In today’s fast-paced and diverse workplaces, conflict is an inevitable part of our professional lives. With different perspectives, working preferences, and backgrounds, clashes are bound to arise. To address this crucial topic, we recently had the privilege of hosting Emma Mauger from Lucid in our monthly Lunch and Learn session. Emma, drawing from her extensive experience as a workplace and commercial mediator, leadership coach, and trainer, shared valuable insights on how to navigate tough conversations effectively.

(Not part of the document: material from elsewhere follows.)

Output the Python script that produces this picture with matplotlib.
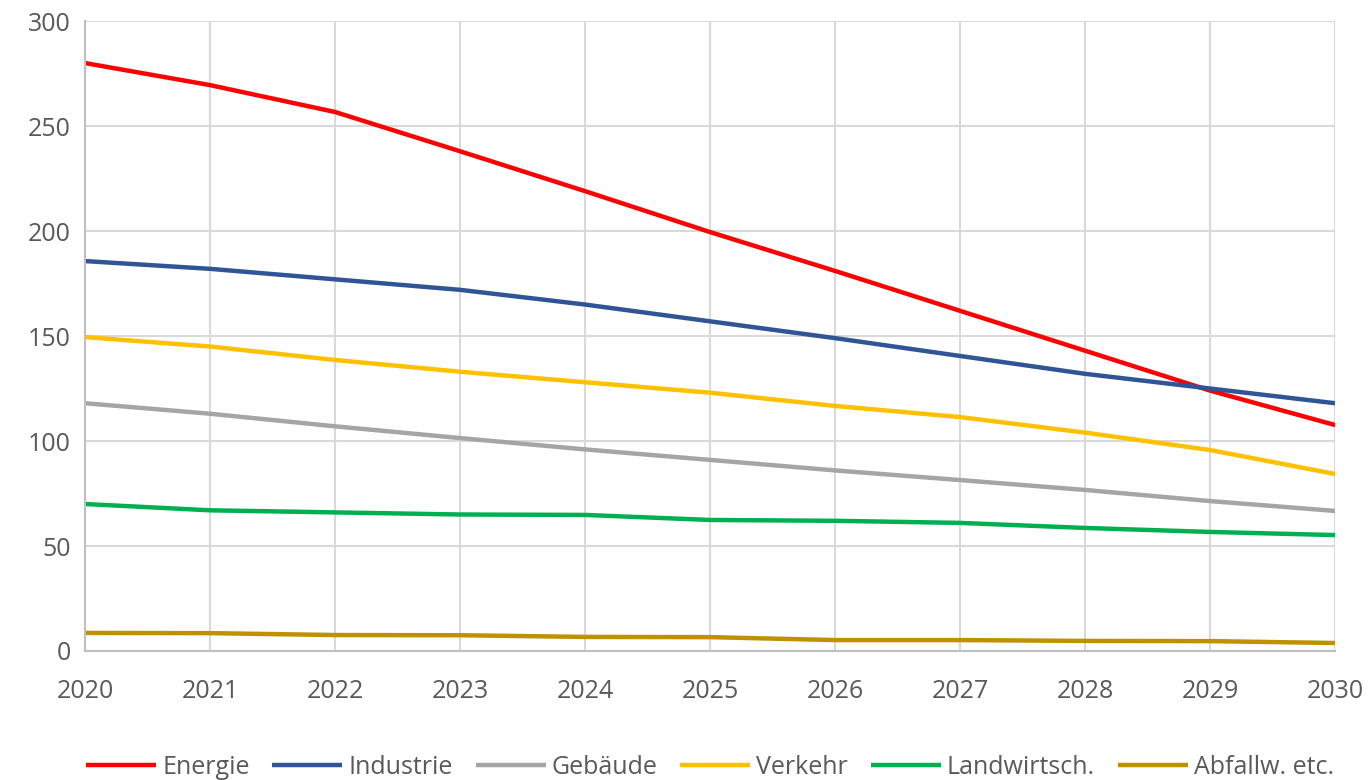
import matplotlib
matplotlib.use("Agg")
import matplotlib.pyplot as plt

# values
years = [2020, 2021, 2022, 2023, 2024, 2025, 2026, 2027, 2028, 2029, 2030]
energie = [280, 269.5, 256.7, 238, 219, 199.5, 181, 162, 143, 124, 107.6]
industrie = [185.7, 182, 177, 172, 165, 157, 149, 140.5, 132, 125, 118]
gebaeude = [118, 113, 107, 101.4, 96, 91, 86, 81.4, 76.7, 71.4, 66.7]
verkehr = [149.5, 145, 138.6, 133, 128, 123, 116.7, 111.4, 104, 95.7, 84.3]
landwirtschaft = [70, 67, 66, 65, 64.8, 62.4, 62, 61, 58.6, 56.7, 55.2]
abfall = [8.6, 8.5, 7.6, 7.5, 6.7, 6.6, 5.2, 5.2, 4.8, 4.7, 3.8]

series = [
    ("Energie", energie, "#ff0000"),
    ("Industrie", industrie, "#2f5597"),
    ("Gebäude", gebaeude, "#a5a5a5"),
    ("Verkehr", verkehr, "#ffc000"),
    ("Landwirtsch.", landwirtschaft, "#00b050"),
    ("Abfallw. etc.", abfall, "#bf9000"),
]

plt.rcParams['font.family'] = ['Open Sans', 'DejaVu Sans']

fig = plt.figure(figsize=(13.7, 7.8), dpi=100)
ax = fig.add_axes([0.062, 0.1654, 0.9125, 0.8076])

for name, vals, col in series:
    ax.plot(years, vals, color=col, linewidth=3.2, label=name, solid_capstyle='butt')

ax.set_xlim(2020, 2030)
ax.set_ylim(0, 300)
ax.set_xticks(years)
ax.set_yticks(range(0, 301, 50))
ax.grid(True, color="#d9d9d9", linewidth=1.5)
ax.set_axisbelow(True)
for s in ['top', 'right']:
    ax.spines[s].set_visible(False)
for s in ['left', 'bottom']:
    ax.spines[s].set_color("#bfbfbf")
    ax.spines[s].set_linewidth(1.5)
ax.tick_params(length=0, labelsize=18, colors="#595959", pad=10)
ax.tick_params(axis='x', pad=20)

ax.legend(loc='lower center', bbox_to_anchor=(0.5, -0.24), ncol=6, frameon=False,
          fontsize=18, labelcolor="#595959", handlelength=2.8, handletextpad=0.25,
          columnspacing=0.9)

fig.savefig("out.png", dpi=100)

Conflict is “A disagreement through which the people involved perceive a threat to their needs, interests, or concerns.” This understanding lays the foundation for recognizing that conflicts are not inherently negative but rather a result of differing viewpoints and priorities.
The Costs of Conflict
Unresolved conflicts within organizations come with significant costs. These include:
- Health and Wellbeing: Conflict can lead to stress, anxiety, and depression among workers, impacting their overall health and wellbeing.
- Financial Impact: Conflict costs UK employers a staggering £28.5 billion annually.
- Loss of Skills and Talent: Conflict often leads to employee resignations, resulting in the loss of valuable skills and talent.
- Reduced Productivity: Conflicts divert attention and energy away from tasks, hampering overall productivity.
- Poor Morale: Unresolved conflicts create a negative work environment and diminish employee morale.
- Sabotage: In extreme cases, conflicts can lead to intentional harm or sabotage within teams or departments.
- Negative Impact on Culture and Leadership Perception: Conflict erodes trust, damages organizational culture, and affects how employees perceive their leaders.
Top Causes of Workplace Conflict
Recognizing the common sources of conflict allows us to address and mitigate them proactively. The primary causes include:
- Personality Clashes and Egos
- Workloads and Resources
- Poor Leadership
- Lack of role clarity
Key Behaviors in Conflict Situations
Emma elaborated the Thomas Kilmann Conflict Model explaining that during conflicts, individuals exhibit different behaviors based on their priorities. These behaviors include:
Compete: If the relationship is unimportant but the outcome is significant, individuals may resort to forcing their own agenda without considering the impact on others.
Avoid: When neither the relationship nor the outcome holds importance, individuals may choose to avoid the conflict altogether.
Accommodate: If individuals prioritize others’ needs over their own, they may choose to give in or accommodate the other party’s demands.
Collaborate: When both the relationship and individual needs are important, individuals are more likely to engage in collaborative problem-solving, seeking win-win solutions.
Emotional Responses and Body Language
Conflicts trigger emotional responses, such as fight, flight, freeze, or fawn. Taking a pause, reflecting, and writing down emotions can help individuals navigate these responses. Additionally, non-verbal communication, which constitutes 55% of understanding in communication, plays a significant role in conflict resolution.
The SCARF Approach
The SCARF model is a valuable tool for managing conflict by addressing five domains of human social experience. These five domains play a crucial role in managing conflict effectively.
- Status: It pertains to where individuals perceive themselves in relation to others. Recognizing and respecting each other’s status can foster a more collaborative environment.
- Certainty: People feel more comfortable and engaged when they can predict and have clarity about the future. Providing clear expectations and transparent communication helps alleviate uncertainty.
- Autonomy: Empowering individuals with a sense of control over their work and decisions can reduce conflicts arising from feelings of powerlessness.
- Relatedness: Building relationships based on trust and mutual respect fosters a sense of safety and reduces the likelihood of conflicts arising from perceived threats.
- Fairness: Perceptions of fairness in exchanges and treatment are crucial for maintaining positive relationships. Ensuring fairness and impartiality can prevent conflicts rooted in perceived injustices.
By understanding and addressing these five domains within the workplace, organizations can proactively create an environment that minimizes conflict and promotes collaboration.
In conclusion, transforming tough conversations and navigating conflicts at the workplace is essential for fostering a positive and productive work environment. By recognizing the costs of conflict, understanding the causes, and adopting effective strategies, individuals and organizations can reduce the negative impact of conflicts and promote healthy relationships. Through tools like the SCARF model, we can develop a deeper understanding of social dynamics and create an atmosphere that encourages open communication, collaboration, and positive change.